● **Material**:
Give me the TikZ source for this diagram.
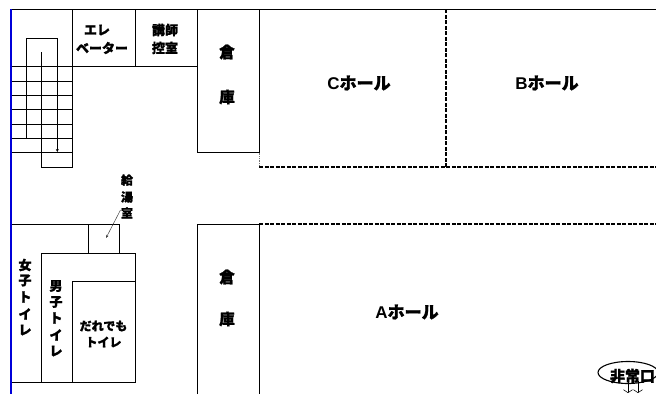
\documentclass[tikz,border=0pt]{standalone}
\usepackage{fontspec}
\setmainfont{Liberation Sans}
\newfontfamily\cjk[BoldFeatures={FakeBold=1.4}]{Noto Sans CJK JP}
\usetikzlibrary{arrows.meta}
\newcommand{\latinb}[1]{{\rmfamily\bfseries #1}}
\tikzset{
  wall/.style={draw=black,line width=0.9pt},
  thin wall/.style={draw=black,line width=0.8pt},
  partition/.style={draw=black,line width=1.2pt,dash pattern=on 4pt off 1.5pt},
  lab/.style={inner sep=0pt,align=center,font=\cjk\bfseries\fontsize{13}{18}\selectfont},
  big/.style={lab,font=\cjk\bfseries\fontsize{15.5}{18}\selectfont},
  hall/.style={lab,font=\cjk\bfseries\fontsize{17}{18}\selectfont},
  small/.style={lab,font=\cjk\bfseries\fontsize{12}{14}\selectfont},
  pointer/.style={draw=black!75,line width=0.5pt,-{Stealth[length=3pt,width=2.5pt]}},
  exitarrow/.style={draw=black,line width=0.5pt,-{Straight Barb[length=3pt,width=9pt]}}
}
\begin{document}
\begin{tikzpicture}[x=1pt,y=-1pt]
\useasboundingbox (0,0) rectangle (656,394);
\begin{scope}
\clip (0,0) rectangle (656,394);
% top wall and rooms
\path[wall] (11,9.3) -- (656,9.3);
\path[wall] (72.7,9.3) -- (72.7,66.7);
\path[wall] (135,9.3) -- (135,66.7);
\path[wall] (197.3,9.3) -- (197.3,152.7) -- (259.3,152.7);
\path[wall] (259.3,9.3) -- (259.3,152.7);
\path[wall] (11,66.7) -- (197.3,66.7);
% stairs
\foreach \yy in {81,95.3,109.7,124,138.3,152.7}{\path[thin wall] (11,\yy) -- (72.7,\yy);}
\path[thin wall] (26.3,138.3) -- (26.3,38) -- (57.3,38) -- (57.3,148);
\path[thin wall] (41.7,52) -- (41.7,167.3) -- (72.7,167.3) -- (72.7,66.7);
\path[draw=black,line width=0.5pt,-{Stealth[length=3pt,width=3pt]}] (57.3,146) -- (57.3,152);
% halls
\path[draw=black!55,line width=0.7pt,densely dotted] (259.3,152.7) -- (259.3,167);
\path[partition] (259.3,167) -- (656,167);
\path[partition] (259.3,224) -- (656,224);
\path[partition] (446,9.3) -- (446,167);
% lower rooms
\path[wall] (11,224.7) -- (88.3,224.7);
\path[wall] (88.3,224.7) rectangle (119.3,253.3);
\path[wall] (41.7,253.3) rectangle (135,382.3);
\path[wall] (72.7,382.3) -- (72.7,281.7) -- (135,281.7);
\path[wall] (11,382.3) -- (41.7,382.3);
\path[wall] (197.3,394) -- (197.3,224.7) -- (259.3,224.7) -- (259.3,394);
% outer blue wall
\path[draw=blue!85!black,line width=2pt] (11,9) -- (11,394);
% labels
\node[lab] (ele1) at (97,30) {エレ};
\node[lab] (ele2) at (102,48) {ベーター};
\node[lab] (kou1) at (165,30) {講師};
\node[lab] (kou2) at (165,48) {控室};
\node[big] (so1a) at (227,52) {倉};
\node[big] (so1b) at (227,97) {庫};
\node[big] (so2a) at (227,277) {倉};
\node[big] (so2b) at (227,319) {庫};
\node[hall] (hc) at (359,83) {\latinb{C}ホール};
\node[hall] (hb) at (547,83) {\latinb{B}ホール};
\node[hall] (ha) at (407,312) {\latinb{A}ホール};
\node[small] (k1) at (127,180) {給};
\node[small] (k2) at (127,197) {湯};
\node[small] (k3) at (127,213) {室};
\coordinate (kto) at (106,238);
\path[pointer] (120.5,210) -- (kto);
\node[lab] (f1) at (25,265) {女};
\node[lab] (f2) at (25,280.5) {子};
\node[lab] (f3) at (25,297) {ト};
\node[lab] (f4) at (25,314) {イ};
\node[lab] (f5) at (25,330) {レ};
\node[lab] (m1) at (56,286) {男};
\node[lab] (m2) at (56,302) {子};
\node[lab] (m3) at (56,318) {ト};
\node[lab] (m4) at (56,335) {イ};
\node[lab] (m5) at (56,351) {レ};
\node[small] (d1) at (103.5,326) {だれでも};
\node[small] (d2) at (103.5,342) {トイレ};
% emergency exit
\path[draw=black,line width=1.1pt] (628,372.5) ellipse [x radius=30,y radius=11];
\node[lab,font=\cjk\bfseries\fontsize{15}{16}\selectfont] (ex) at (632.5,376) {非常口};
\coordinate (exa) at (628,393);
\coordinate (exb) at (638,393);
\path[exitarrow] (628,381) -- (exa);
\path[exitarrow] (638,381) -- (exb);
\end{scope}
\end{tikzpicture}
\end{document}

● **Prompt**: Write out the material above once more, exactly as it reads, with no pictures.

● **Problem solution**:
Give me the TikZ source for this diagram.
\documentclass[tikz,border=0pt]{standalone}
\usepackage{fontspec}
\setmainfont{Liberation Sans}
\newfontfamily\cjk[BoldFeatures={FakeBold=1.4}]{Noto Sans CJK JP}
\usetikzlibrary{arrows.meta}
\newcommand{\latinb}[1]{{\rmfamily\bfseries #1}}
\tikzset{
  wall/.style={draw=black,line width=0.9pt},
  thin wall/.style={draw=black,line width=0.8pt},
  partition/.style={draw=black,line width=1.2pt,dash pattern=on 4pt off 1.5pt},
  lab/.style={inner sep=0pt,align=center,font=\cjk\bfseries\fontsize{13}{18}\selectfont},
  big/.style={lab,font=\cjk\bfseries\fontsize{15.5}{18}\selectfont},
  hall/.style={lab,font=\cjk\bfseries\fontsize{17}{18}\selectfont},
  small/.style={lab,font=\cjk\bfseries\fontsize{12}{14}\selectfont},
  pointer/.style={draw=black!75,line width=0.5pt,-{Stealth[length=3pt,width=2.5pt]}},
  exitarrow/.style={draw=black,line width=0.5pt,-{Straight Barb[length=3pt,width=9pt]}}
}
\begin{document}
\begin{tikzpicture}[x=1pt,y=-1pt]
\useasboundingbox (0,0) rectangle (656,394);
\begin{scope}
\clip (0,0) rectangle (656,394);
% top wall and rooms
\path[wall] (11,9.3) -- (656,9.3);
\path[wall] (72.7,9.3) -- (72.7,66.7);
\path[wall] (135,9.3) -- (135,66.7);
\path[wall] (197.3,9.3) -- (197.3,152.7) -- (259.3,152.7);
\path[wall] (259.3,9.3) -- (259.3,152.7);
\path[wall] (11,66.7) -- (197.3,66.7);
% stairs
\foreach \yy in {81,95.3,109.7,124,138.3,152.7}{\path[thin wall] (11,\yy) -- (72.7,\yy);}
\path[thin wall] (26.3,138.3) -- (26.3,38) -- (57.3,38) -- (57.3,148);
\path[thin wall] (41.7,52) -- (41.7,167.3) -- (72.7,167.3) -- (72.7,66.7);
\path[draw=black,line width=0.5pt,-{Stealth[length=3pt,width=3pt]}] (57.3,146) -- (57.3,152);
% halls
\path[draw=black!55,line width=0.7pt,densely dotted] (259.3,152.7) -- (259.3,167);
\path[partition] (259.3,167) -- (656,167);
\path[partition] (259.3,224) -- (656,224);
\path[partition] (446,9.3) -- (446,167);
% lower rooms
\path[wall] (11,224.7) -- (88.3,224.7);
\path[wall] (88.3,224.7) rectangle (119.3,253.3);
\path[wall] (41.7,253.3) rectangle (135,382.3);
\path[wall] (72.7,382.3) -- (72.7,281.7) -- (135,281.7);
\path[wall] (11,382.3) -- (41.7,382.3);
\path[wall] (197.3,394) -- (197.3,224.7) -- (259.3,224.7) -- (259.3,394);
% outer blue wall
\path[draw=blue!85!black,line width=2pt] (11,9) -- (11,394);
% labels
\node[lab] (ele1) at (97,30) {エレ};
\node[lab] (ele2) at (102,48) {ベーター};
\node[lab] (kou1) at (165,30) {講師};
\node[lab] (kou2) at (165,48) {控室};
\node[big] (so1a) at (227,52) {倉};
\node[big] (so1b) at (227,97) {庫};
\node[big] (so2a) at (227,277) {倉};
\node[big] (so2b) at (227,319) {庫};
\node[hall] (hc) at (359,83) {\latinb{C}ホール};
\node[hall] (hb) at (547,83) {\latinb{B}ホール};
\node[hall] (ha) at (407,312) {\latinb{A}ホール};
\node[small] (k1) at (127,180) {給};
\node[small] (k2) at (127,197) {湯};
\node[small] (k3) at (127,213) {室};
\coordinate (kto) at (106,238);
\path[pointer] (120.5,210) -- (kto);
\node[lab] (f1) at (25,265) {女};
\node[lab] (f2) at (25,280.5) {子};
\node[lab] (f3) at (25,297) {ト};
\node[lab] (f4) at (25,314) {イ};
\node[lab] (f5) at (25,330) {レ};
\node[lab] (m1) at (56,286) {男};
\node[lab] (m2) at (56,302) {子};
\node[lab] (m3) at (56,318) {ト};
\node[lab] (m4) at (56,335) {イ};
\node[lab] (m5) at (56,351) {レ};
\node[small] (d1) at (103.5,326) {だれでも};
\node[small] (d2) at (103.5,342) {トイレ};
% emergency exit
\path[draw=black,line width=1.1pt] (628,372.5) ellipse [x radius=30,y radius=11];
\node[lab,font=\cjk\bfseries\fontsize{15}{16}\selectfont] (ex) at (632.5,376) {非常口};
\coordinate (exa) at (628,393);
\coordinate (exb) at (638,393);
\path[exitarrow] (628,381) -- (exa);
\path[exitarrow] (638,381) -- (exb);
\end{scope}
\end{tikzpicture}
\end{document}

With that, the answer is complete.